I

Caminando por las calles de La Habana con el Gurú (Eddy González) más o menos a la medianoche, nos encontramos con algunas estampas que justo ahora vienen a mi memoria.

Era el año 1995. Varias veces he hablado de este viaje que hice a Cuba en lo que se conoce como uno de los años más terribles en materia de racionamiento, cuando se dieron cuenta de que los 10 millones de la zafra eran puro cuento.

Lo cierto es que caminar por La Habana con un viento frío que venía del mar y a medianoche no era tan aterrador como repetir la aventura por el centro de Caracas. Pero la imagen de la que fui testigo entonces me arrugó el corazón. Y no era mi gente, mis connacionales.

Sentados en la calzada la gente se reunía a conversar. No había luz en las casas, pero un grupo se las arregló para lanzar un cable desde el poste de la calle que les daba para un bombillo y un picó del que salía algún son de esos que solo combinan con una noche en el Caribe.

La amabilidad y la dulzura del cubano contrasta con el ardor que deja en la boca el ron hecho en un alambique clandestino. Pero cumplía su función, calentarles la garganta y alejarles la depresión de un simulacro de vida. Eso y un cochino que crecía en un baño de baldosas desgastadas por tanta creolina.

Toda La Habana olía a eso, porque a los cubanos no les dan otra cosa para limpiar. Olía a eso y a un pedazo de vida que se pone al sol y se va secando de tristeza.

II

Desde entonces no me cansé de repetir que la mejor cura para el socialismo es llevar a la gente a vivir en aquellas condiciones. Resultó para la romántica comeflor que era entonces. Se me quitó cualquier encanto con aquella figura barbuda vestida de verde. Y sabía muy bien en 1998 lo que podía suceder aquí. Poco me he equivocado en estos años.

Desde aquel viaje, cada vez que conocía a un izquierdista le preguntaba: “¿Has ido a Cuba?

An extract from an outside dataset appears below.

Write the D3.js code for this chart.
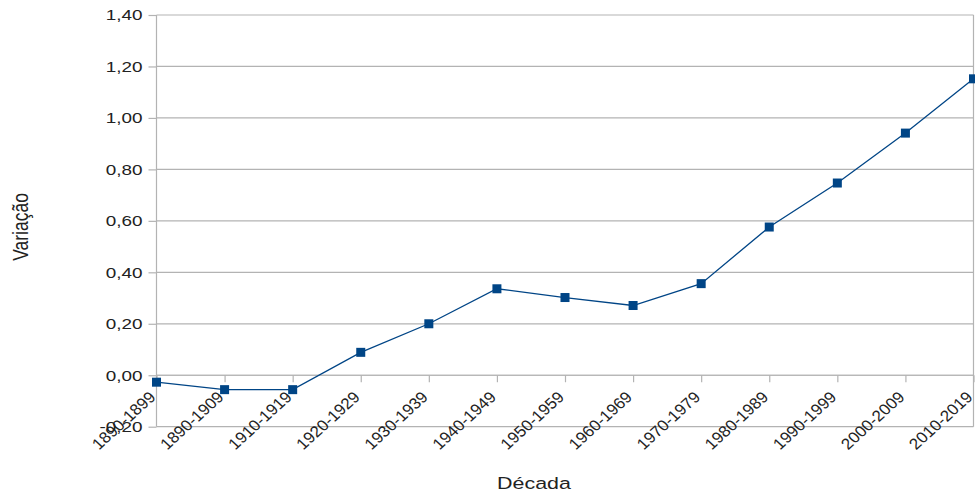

No como turista, no a Varadero, a la Cuba de los cubanos”. Si me respondía que no, ni siquiera seguía la conversación.

Esto es lo que les pasa a todos los que ven a Venezuela desde fuera, desde reconocidos escritores hasta cualquier persona que piense que el socialismo es la respuesta a alguna cosa. El socialismo, aunque nadie lo quiera entender, es paredón, pero también es simulacro.

Es un remedo de vida que se inventan unos cuantos después de robarse todo el dinero de un país para hacer sufrir a la población y someterla con el mayor de los sadismos. Porque estoy segura de que el Goebbels criollo no ha sentido la urgencia de salir a la calle a buscar agua en cualquier chorrito para medio bañar a su mamá, como me ha tocado.

Claro, nuestro Goebbels me podrá refutar que a mi papá no lo asesinaron y por eso no tengo tanto resentimiento ni sed de venganza. Y en eso le doy la razón, porque mi padre fue un pediatra casi santo que hasta el último día de su vida lo que hizo fue repartir amor y salud. No, no sufro de su mismo mal.

III

Pero vivir en este simulacro de vida no da para programar la protesta. No da para ponerle fecha, hora ni tipo de vestimenta al día destinado a canalizar la arrechera que sentimos 80% de los venezolanos.

Me llama demasiado la atención que unos supuestos diputados se pongan a gritar en la casa de las leyes “¡paredón!, ¡paredón!” para responderle a una mujer con más años que experiencia que asegura que no quiere compartir el gentilicio conmigo porque soy una traidora a la patria. Esta gente seguramente es de las que va a La Habana y Varadero a comerse las mieles del comunismo y a celebrar cada muerto del paredón que preparaba Fidel para sus adversarios.

A ellos les tocará el paredón de la historia, por hacer que mi pobre viejita viva sus últimos días un remedo de vida después de haber trabajado tanto.

Por eso me pregunto para qué simulacro. ¿No es suficiente la arrechera de todos los días? ¿No saben los que nos convocan que más efectiva es una protesta fundada que una ensayada?

Lo fundamental lo tenemos, no hace falta que nos convenzan. Estamos cansados de las mentiras, de la injusticia y de vivir como si no tuviéramos vida.